— START OF DATA PROVIDED —

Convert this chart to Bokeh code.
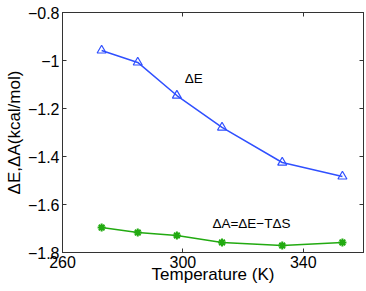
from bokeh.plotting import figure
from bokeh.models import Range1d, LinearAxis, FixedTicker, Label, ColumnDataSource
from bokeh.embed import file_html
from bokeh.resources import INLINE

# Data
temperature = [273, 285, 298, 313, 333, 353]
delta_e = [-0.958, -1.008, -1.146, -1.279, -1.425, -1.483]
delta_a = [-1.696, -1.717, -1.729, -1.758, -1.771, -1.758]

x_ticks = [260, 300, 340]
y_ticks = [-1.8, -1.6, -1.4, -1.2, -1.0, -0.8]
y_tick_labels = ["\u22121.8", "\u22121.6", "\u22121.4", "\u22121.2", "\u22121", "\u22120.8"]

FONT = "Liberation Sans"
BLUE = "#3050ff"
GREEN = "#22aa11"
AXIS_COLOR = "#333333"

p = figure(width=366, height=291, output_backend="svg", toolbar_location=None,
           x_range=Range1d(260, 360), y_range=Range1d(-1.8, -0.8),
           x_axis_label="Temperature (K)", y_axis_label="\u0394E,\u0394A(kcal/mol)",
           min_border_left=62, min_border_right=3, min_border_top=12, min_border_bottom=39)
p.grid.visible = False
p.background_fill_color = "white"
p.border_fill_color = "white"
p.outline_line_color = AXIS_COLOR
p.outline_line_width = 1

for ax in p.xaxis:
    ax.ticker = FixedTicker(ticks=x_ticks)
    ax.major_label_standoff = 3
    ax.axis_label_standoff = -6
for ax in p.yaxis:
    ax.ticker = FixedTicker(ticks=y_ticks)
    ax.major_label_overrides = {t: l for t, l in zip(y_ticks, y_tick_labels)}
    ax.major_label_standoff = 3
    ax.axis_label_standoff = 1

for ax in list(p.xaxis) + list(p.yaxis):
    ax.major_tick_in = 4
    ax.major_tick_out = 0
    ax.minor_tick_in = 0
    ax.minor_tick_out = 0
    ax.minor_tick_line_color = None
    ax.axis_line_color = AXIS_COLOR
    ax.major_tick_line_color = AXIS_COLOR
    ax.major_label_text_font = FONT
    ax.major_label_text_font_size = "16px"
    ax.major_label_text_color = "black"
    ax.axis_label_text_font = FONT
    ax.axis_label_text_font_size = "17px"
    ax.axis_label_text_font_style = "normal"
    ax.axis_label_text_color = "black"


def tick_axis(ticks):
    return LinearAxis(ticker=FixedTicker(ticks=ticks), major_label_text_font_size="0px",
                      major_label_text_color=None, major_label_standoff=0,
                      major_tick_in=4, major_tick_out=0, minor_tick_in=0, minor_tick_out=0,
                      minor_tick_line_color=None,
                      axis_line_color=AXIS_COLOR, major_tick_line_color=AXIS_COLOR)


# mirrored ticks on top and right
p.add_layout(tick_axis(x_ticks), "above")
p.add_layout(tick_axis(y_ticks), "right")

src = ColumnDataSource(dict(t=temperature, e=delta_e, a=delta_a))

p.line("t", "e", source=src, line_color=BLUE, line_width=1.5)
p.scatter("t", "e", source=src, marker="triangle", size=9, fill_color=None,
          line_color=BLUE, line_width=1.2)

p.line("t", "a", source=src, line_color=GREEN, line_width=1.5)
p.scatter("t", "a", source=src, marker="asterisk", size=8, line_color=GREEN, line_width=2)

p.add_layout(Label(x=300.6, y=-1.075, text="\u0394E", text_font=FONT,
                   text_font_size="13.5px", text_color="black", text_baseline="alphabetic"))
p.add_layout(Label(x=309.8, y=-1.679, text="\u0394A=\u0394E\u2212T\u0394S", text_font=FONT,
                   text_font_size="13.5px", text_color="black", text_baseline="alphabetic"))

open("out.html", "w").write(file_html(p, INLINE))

— END OF DATA PROVIDED —

**REQUIREMENTS:**
Please write out all of the material above without changing a word, and omit any pictures.

**THE RESPONSE:**
Convert this chart to Bokeh code.
from bokeh.plotting import figure
from bokeh.models import Range1d, LinearAxis, FixedTicker, Label, ColumnDataSource
from bokeh.embed import file_html
from bokeh.resources import INLINE

# Data
temperature = [273, 285, 298, 313, 333, 353]
delta_e = [-0.958, -1.008, -1.146, -1.279, -1.425, -1.483]
delta_a = [-1.696, -1.717, -1.729, -1.758, -1.771, -1.758]

x_ticks = [260, 300, 340]
y_ticks = [-1.8, -1.6, -1.4, -1.2, -1.0, -0.8]
y_tick_labels = ["\u22121.8", "\u22121.6", "\u22121.4", "\u22121.2", "\u22121", "\u22120.8"]

FONT = "Liberation Sans"
BLUE = "#3050ff"
GREEN = "#22aa11"
AXIS_COLOR = "#333333"

p = figure(width=366, height=291, output_backend="svg", toolbar_location=None,
           x_range=Range1d(260, 360), y_range=Range1d(-1.8, -0.8),
           x_axis_label="Temperature (K)", y_axis_label="\u0394E,\u0394A(kcal/mol)",
           min_border_left=62, min_border_right=3, min_border_top=12, min_border_bottom=39)
p.grid.visible = False
p.background_fill_color = "white"
p.border_fill_color = "white"
p.outline_line_color = AXIS_COLOR
p.outline_line_width = 1

for ax in p.xaxis:
    ax.ticker = FixedTicker(ticks=x_ticks)
    ax.major_label_standoff = 3
    ax.axis_label_standoff = -6
for ax in p.yaxis:
    ax.ticker = FixedTicker(ticks=y_ticks)
    ax.major_label_overrides = {t: l for t, l in zip(y_ticks, y_tick_labels)}
    ax.major_label_standoff = 3
    ax.axis_label_standoff = 1

for ax in list(p.xaxis) + list(p.yaxis):
    ax.major_tick_in = 4
    ax.major_tick_out = 0
    ax.minor_tick_in = 0
    ax.minor_tick_out = 0
    ax.minor_tick_line_color = None
    ax.axis_line_color = AXIS_COLOR
    ax.major_tick_line_color = AXIS_COLOR
    ax.major_label_text_font = FONT
    ax.major_label_text_font_size = "16px"
    ax.major_label_text_color = "black"
    ax.axis_label_text_font = FONT
    ax.axis_label_text_font_size = "17px"
    ax.axis_label_text_font_style = "normal"
    ax.axis_label_text_color = "black"


def tick_axis(ticks):
    return LinearAxis(ticker=FixedTicker(ticks=ticks), major_label_text_font_size="0px",
                      major_label_text_color=None, major_label_standoff=0,
                      major_tick_in=4, major_tick_out=0, minor_tick_in=0, minor_tick_out=0,
                      minor_tick_line_color=None,
                      axis_line_color=AXIS_COLOR, major_tick_line_color=AXIS_COLOR)


# mirrored ticks on top and right
p.add_layout(tick_axis(x_ticks), "above")
p.add_layout(tick_axis(y_ticks), "right")

src = ColumnDataSource(dict(t=temperature, e=delta_e, a=delta_a))

p.line("t", "e", source=src, line_color=BLUE, line_width=1.5)
p.scatter("t", "e", source=src, marker="triangle", size=9, fill_color=None,
          line_color=BLUE, line_width=1.2)

p.line("t", "a", source=src, line_color=GREEN, line_width=1.5)
p.scatter("t", "a", source=src, marker="asterisk", size=8, line_color=GREEN, line_width=2)

p.add_layout(Label(x=300.6, y=-1.075, text="\u0394E", text_font=FONT,
                   text_font_size="13.5px", text_color="black", text_baseline="alphabetic"))
p.add_layout(Label(x=309.8, y=-1.679, text="\u0394A=\u0394E\u2212T\u0394S", text_font=FONT,
                   text_font_size="13.5px", text_color="black", text_baseline="alphabetic"))

open("out.html", "w").write(file_html(p, INLINE))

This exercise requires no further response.